■ TASK PROMPT
Repeat exactly the stretch of lines from the line containing "Generate a web" through the line containing "ctx.strokeRect(a.left, a.top, a.right", both included, and nothing else.

■ DATASET CONTENT
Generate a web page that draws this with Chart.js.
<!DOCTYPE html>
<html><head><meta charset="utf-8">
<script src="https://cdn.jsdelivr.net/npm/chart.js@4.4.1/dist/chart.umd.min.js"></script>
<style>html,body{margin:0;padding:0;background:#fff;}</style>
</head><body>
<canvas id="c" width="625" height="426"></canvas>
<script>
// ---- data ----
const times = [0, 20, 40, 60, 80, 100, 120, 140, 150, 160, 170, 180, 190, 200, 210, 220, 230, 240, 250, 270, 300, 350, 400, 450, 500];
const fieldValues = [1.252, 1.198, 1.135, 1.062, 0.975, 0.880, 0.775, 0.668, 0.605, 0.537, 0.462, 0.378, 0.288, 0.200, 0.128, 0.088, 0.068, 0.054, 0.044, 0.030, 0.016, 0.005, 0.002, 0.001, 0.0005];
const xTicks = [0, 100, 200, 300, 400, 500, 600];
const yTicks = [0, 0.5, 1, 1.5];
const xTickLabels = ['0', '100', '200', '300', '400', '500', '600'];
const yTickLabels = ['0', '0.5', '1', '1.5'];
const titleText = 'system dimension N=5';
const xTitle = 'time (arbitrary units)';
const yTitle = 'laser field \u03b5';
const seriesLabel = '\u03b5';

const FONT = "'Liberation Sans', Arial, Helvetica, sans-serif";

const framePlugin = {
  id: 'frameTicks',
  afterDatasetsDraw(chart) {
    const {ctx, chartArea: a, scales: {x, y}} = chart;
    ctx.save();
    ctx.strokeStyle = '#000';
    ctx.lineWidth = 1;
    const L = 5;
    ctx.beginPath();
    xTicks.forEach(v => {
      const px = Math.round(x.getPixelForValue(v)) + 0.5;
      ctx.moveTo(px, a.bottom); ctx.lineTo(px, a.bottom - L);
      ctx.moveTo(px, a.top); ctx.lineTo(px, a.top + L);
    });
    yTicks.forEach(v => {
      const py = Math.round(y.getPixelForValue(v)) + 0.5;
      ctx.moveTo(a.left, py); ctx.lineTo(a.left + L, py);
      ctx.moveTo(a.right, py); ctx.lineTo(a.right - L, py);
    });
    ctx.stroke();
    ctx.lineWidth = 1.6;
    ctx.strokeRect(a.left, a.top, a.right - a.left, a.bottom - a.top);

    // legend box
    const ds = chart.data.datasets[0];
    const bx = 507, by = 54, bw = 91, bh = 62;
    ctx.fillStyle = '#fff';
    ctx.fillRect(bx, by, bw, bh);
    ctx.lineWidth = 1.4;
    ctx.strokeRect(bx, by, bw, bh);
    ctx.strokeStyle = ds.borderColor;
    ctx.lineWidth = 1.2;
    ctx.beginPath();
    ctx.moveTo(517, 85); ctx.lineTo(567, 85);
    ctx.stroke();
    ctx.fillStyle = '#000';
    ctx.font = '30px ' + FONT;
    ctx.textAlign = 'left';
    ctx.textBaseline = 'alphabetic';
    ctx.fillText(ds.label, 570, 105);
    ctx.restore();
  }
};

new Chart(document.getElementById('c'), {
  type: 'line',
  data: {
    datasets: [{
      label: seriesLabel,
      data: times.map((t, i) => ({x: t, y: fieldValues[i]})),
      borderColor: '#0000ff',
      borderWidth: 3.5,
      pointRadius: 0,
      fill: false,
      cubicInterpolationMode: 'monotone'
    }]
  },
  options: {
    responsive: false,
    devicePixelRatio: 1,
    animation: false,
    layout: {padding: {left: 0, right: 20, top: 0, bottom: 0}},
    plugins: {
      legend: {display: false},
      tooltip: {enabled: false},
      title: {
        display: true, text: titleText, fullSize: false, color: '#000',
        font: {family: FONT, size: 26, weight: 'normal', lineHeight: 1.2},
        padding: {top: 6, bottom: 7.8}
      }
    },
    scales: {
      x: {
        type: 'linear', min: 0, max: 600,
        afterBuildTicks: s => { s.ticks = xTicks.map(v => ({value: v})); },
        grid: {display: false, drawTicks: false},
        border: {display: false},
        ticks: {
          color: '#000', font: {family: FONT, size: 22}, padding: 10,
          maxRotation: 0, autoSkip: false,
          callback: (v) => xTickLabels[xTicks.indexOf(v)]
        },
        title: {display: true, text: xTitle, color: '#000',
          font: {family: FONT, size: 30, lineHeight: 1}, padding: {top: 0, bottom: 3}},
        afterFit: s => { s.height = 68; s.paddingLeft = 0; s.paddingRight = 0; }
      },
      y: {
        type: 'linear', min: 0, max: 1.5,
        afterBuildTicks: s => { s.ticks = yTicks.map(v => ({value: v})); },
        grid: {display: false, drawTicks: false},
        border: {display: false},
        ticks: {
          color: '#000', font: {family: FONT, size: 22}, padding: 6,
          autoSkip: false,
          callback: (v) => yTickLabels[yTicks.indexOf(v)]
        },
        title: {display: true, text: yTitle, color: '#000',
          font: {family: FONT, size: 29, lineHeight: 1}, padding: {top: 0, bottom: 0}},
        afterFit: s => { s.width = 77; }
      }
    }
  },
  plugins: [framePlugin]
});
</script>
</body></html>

* * *

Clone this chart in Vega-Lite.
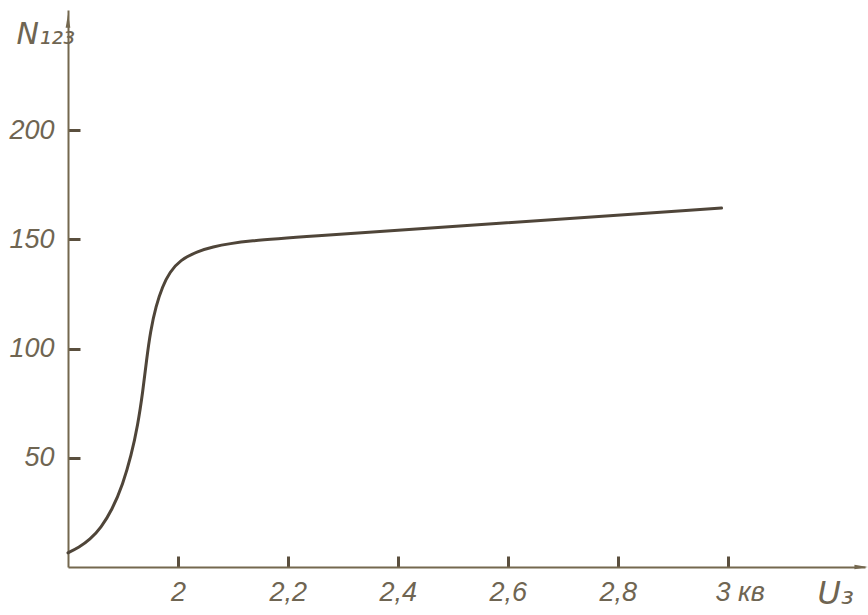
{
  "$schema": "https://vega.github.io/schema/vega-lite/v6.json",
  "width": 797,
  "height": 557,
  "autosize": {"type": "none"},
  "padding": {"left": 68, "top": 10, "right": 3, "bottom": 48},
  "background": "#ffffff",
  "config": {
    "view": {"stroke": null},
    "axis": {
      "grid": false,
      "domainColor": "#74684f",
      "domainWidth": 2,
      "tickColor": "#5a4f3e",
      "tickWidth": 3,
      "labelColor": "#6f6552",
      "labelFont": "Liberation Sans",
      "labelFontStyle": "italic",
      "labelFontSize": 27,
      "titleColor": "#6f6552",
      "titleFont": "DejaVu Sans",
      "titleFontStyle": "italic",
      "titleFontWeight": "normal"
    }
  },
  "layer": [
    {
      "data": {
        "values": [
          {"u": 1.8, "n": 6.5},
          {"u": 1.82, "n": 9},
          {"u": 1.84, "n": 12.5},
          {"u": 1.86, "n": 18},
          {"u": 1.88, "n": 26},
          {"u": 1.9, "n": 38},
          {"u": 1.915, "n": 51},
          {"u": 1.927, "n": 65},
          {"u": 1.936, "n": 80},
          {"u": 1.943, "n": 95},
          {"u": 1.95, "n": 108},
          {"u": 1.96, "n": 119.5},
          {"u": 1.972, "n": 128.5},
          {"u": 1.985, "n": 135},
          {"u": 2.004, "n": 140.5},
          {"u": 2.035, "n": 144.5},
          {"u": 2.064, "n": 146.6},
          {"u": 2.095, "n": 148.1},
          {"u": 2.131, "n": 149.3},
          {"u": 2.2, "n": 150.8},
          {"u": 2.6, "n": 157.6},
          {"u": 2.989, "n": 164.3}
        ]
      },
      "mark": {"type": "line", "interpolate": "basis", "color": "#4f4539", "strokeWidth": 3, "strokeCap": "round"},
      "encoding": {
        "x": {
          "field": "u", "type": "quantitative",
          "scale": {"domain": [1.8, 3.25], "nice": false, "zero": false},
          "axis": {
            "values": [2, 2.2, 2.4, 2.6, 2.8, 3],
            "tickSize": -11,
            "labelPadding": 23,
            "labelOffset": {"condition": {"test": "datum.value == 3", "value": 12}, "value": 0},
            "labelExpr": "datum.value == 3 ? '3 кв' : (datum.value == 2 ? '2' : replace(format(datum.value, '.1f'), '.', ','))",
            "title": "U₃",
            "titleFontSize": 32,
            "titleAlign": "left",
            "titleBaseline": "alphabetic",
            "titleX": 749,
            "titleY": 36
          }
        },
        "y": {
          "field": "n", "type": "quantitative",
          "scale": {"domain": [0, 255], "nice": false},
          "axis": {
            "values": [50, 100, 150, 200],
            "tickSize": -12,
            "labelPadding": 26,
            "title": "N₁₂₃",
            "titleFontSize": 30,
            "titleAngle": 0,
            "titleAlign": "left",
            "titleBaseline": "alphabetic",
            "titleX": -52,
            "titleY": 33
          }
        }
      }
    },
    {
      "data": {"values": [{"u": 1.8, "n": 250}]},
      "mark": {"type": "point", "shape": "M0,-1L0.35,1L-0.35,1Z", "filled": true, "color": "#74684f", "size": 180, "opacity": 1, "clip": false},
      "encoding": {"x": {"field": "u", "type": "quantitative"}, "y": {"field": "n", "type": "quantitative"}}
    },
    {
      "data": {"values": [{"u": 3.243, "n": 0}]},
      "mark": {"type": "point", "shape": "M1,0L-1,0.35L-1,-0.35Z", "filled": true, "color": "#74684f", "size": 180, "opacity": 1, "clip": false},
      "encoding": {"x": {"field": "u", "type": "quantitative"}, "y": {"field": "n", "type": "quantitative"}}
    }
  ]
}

■ EXERCISE SOLUTION
Generate a web page that draws this with Chart.js.
<!DOCTYPE html>
<html><head><meta charset="utf-8">
<script src="https://cdn.jsdelivr.net/npm/chart.js@4.4.1/dist/chart.umd.min.js"></script>
<style>html,body{margin:0;padding:0;background:#fff;}</style>
</head><body>
<canvas id="c" width="625" height="426"></canvas>
<script>
// ---- data ----
const times = [0, 20, 40, 60, 80, 100, 120, 140, 150, 160, 170, 180, 190, 200, 210, 220, 230, 240, 250, 270, 300, 350, 400, 450, 500];
const fieldValues = [1.252, 1.198, 1.135, 1.062, 0.975, 0.880, 0.775, 0.668, 0.605, 0.537, 0.462, 0.378, 0.288, 0.200, 0.128, 0.088, 0.068, 0.054, 0.044, 0.030, 0.016, 0.005, 0.002, 0.001, 0.0005];
const xTicks = [0, 100, 200, 300, 400, 500, 600];
const yTicks = [0, 0.5, 1, 1.5];
const xTickLabels = ['0', '100', '200', '300', '400', '500', '600'];
const yTickLabels = ['0', '0.5', '1', '1.5'];
const titleText = 'system dimension N=5';
const xTitle = 'time (arbitrary units)';
const yTitle = 'laser field \u03b5';
const seriesLabel = '\u03b5';

const FONT = "'Liberation Sans', Arial, Helvetica, sans-serif";

const framePlugin = {
  id: 'frameTicks',
  afterDatasetsDraw(chart) {
    const {ctx, chartArea: a, scales: {x, y}} = chart;
    ctx.save();
    ctx.strokeStyle = '#000';
    ctx.lineWidth = 1;
    const L = 5;
    ctx.beginPath();
    xTicks.forEach(v => {
      const px = Math.round(x.getPixelForValue(v)) + 0.5;
      ctx.moveTo(px, a.bottom); ctx.lineTo(px, a.bottom - L);
      ctx.moveTo(px, a.top); ctx.lineTo(px, a.top + L);
    });
    yTicks.forEach(v => {
      const py = Math.round(y.getPixelForValue(v)) + 0.5;
      ctx.moveTo(a.left, py); ctx.lineTo(a.left + L, py);
      ctx.moveTo(a.right, py); ctx.lineTo(a.right - L, py);
    });
    ctx.stroke();
    ctx.lineWidth = 1.6;
    ctx.strokeRect(a.left, a.top, a.right - a.left, a.bottom - a.top);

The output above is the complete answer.